Dealing with relationships in Java.
- E.g., the review:movie relationship.
- Every movie has a list of review objects (or, implicitly, references to review objects)
- Every review has a movie field that contains
- the title of the movie being reviewed. NO
- the reference to the review object YES
- E.g., the reviewer:review relationship.
- Every reviewer has a list of review objects (or, implicitly, references to review objects)
- Every review has a reviewer field that contains a reference to the reviewer object
- Why don’t we have just the title?
- The title may change.
- Links are easy to follow and we can get the title from the link.
- You are storing more data. Titles are bigger than references.
- Titles are not unique. There are at least two Bedazzleds and two Jumanjis and two Magificent Sevens and …
- What principle does your design violate? It isn’t DRY. We’ve
represented the relationship twice.
- That means that there is a potential for a violation
Improving our approach?
- Indicate some aspects of the relationships and rely on the system (or a library) to help with the rest.
- The most common language for modeling data is SQL
- Describing a model in SQL is a lot like describing an object in Java in the sense that you give names and field types.
- One key difference: No lists allowed. One-to-many relationships get handled by the info being only in one object.
- To find all the reviews for a movie, we will search the collection
of reviews for those that link to that movie.
- Sounds inefficient, but lots of work has gone into implementing these databases so that we can quickly gather such info.
- Second key difference: Instead of explicit references we associate an id with each item and refer to those ids
- 1:1 relationship and one model clearly dominates, just shove the fields of the dominated model into the primary model. Alternately, pick one to link to the other.
- 1:many relationship, the one contains the id of the many
- How do we handle many:many relationships, given that we don’t have
lists in our models?
- Add another object that has a one:many relationship to movies and a one:many relationship to actors.
- Sam would call that “role”
Rails takes this a step further: You just describe the relationship you want, it handles things behind the scenes.
Extending our sample model
Identify all of the relationships in our simple model.
- Studio:Movie is many:many
- Role:Movie is one:many, at least in some perspectives
- Role:Actor is one:many, at least in some perspectives
- Review:Reviewer is many:one
- Movie:Setting is many:many
- Movie:Title is just confusing (okay, it’s probably many:one)
Note: It is sometimes better to write your programs so that they adapt from one to many values in a field. (E.g., rather than assuming you have one title, even though you do, write code that assumes you have many.)
Typography detour
When writing, we often use a horizontal line between things.
- Connector: Sam is an anal-retentive person. Connect with hyphen. One dash. Also used in dates in IEEE format, 2017-09-25.

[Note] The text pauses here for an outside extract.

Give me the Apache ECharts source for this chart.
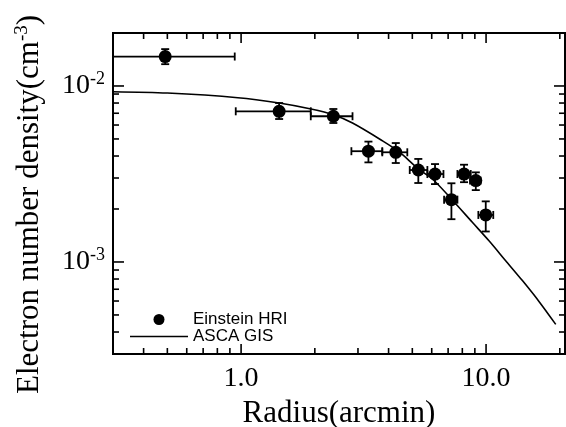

- Range: Sam worked at Grinnell 1997–present. Traditionally, typographers use a longer dash than a hyphen in these situtions. That symbol is called an en-dash (or ndash). Its width is approximately that of an n in the current typeface.
- Separator: Sam—who some consider the strangest person to teach at Grinnell—has trouble coming up with examples. Typographers traditionally use an even longer dash in these situations. It’s an em-dash.